Another factor is the population that will be using the facility. Most of the renovations Warner discussed involved case studies of continuing care retirement communities (CCRCs), where the rehab is offered as a benefit to the residents on different points of the care spectrum.

But Ozanam Hall, a skilled nursing facility in Queens, N.Y. with more than 400 beds, had approximately a 90% wheelchair-bound population. It’s now in the planning stages of upgrading the facility’s rehab gym, which currently is about 2,000 square feet. The expansion plan involves almost doubling this size.

“The radius need for that PT and OT community is more constrained than for any other user group,” Avila-Torio said.

At the moment, every area of the rehab gym has to do “triple the work” because there’s currently no single-purpose zones, she explained. So in addition to figuring out how to get residents in and out easily, THW is also looking into enhancing storage solutions for the space. The designers additionally took over an administrative suite that was no longer needed across the hall from the gym because the building envelope can’t be expanded; Ozanam was built in the 1970s, and as a result the arrangement is akin to a typical office building, Avila-Torrio said.
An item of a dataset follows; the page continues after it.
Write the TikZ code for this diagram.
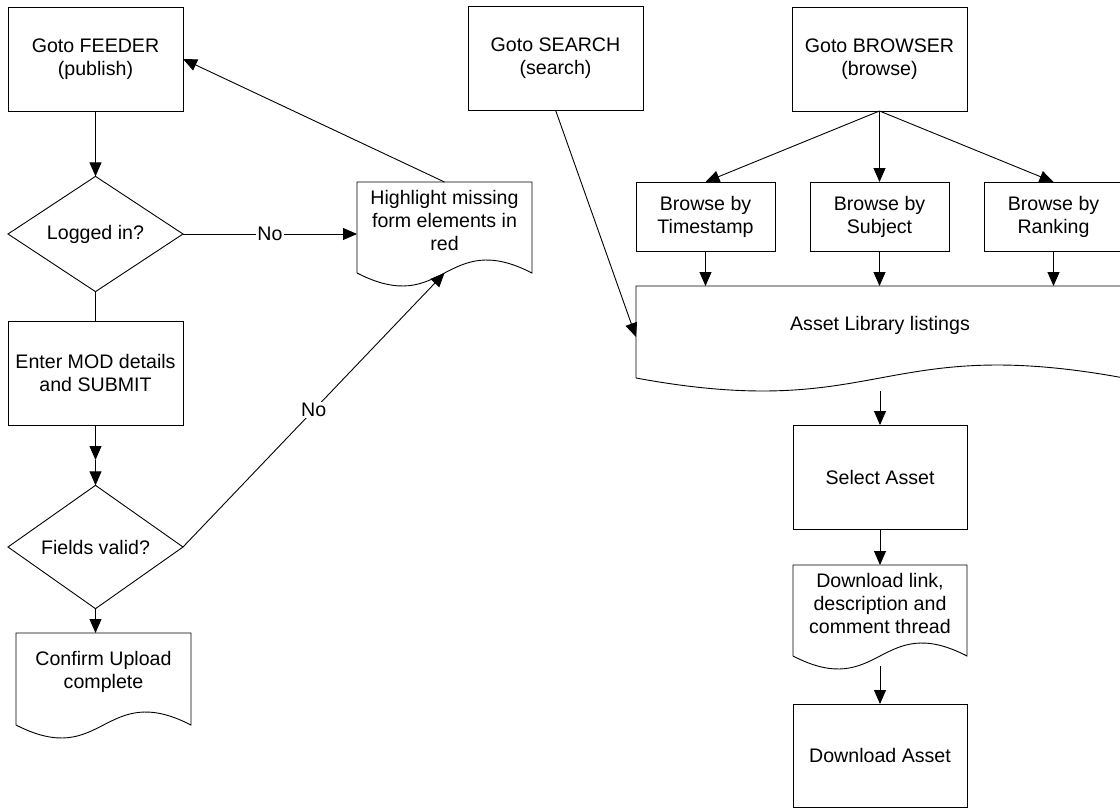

“I think this PT-OT area has been here ever since the building was constructed,” she observed. “As soon as you walk through the door, you’re greeted with what I’ll call a command center… when you go right in, it’s crowded.”

Navigating new incentives

Even before the new payment model, there were reasons to improve rehab in SNFs, David Dillard of D2 Architecture noted.

“The incentives seem to be in place to invest more in the rehab wings of existing communities because of the penalties hospitals are facing for readmissions,” he said.

One of the benefits of PDPM is that clinicians will be able to prescribe new combinations of therapy, according to Lou Ann Soika, senior vice president of customer relations and strategic development for Genesis Healthcare’s (NYSE: GEN) rehab arm, Genesis Rehab Services. That can include individual, group, and concurrent therapy.

D2 Architecture, in addition to seeing demand for bigger spaces, has also seen the need for smaller, one-on-one therapy spaces. As a result, the firm tries to make the gymnasiums it designs more flexible, using half-walls, dividers, or movable pieces to help with privacy, Warner said.

The costs of the improvements can be high. Though Avila-Torio could not give a specific figure for the renovations at Ozanam Hall’s rehab space, she said it is “a six-figure dollar investment.” Structural constraints are the biggest hurdle, especially if dealing with a single-story building where “almost everything is load-bearing,” Warner added. Regulations and zoning can be an issue as well, especially for older buildings.

But there are ways to update even old buildings, especially in terms of using phases of renovation, Warner stressed.

“We can’t build new [buildings] fast enough, and we can’t afford to build fast enough to meet demand,” he said. “We have to find clever ways to meet demand.”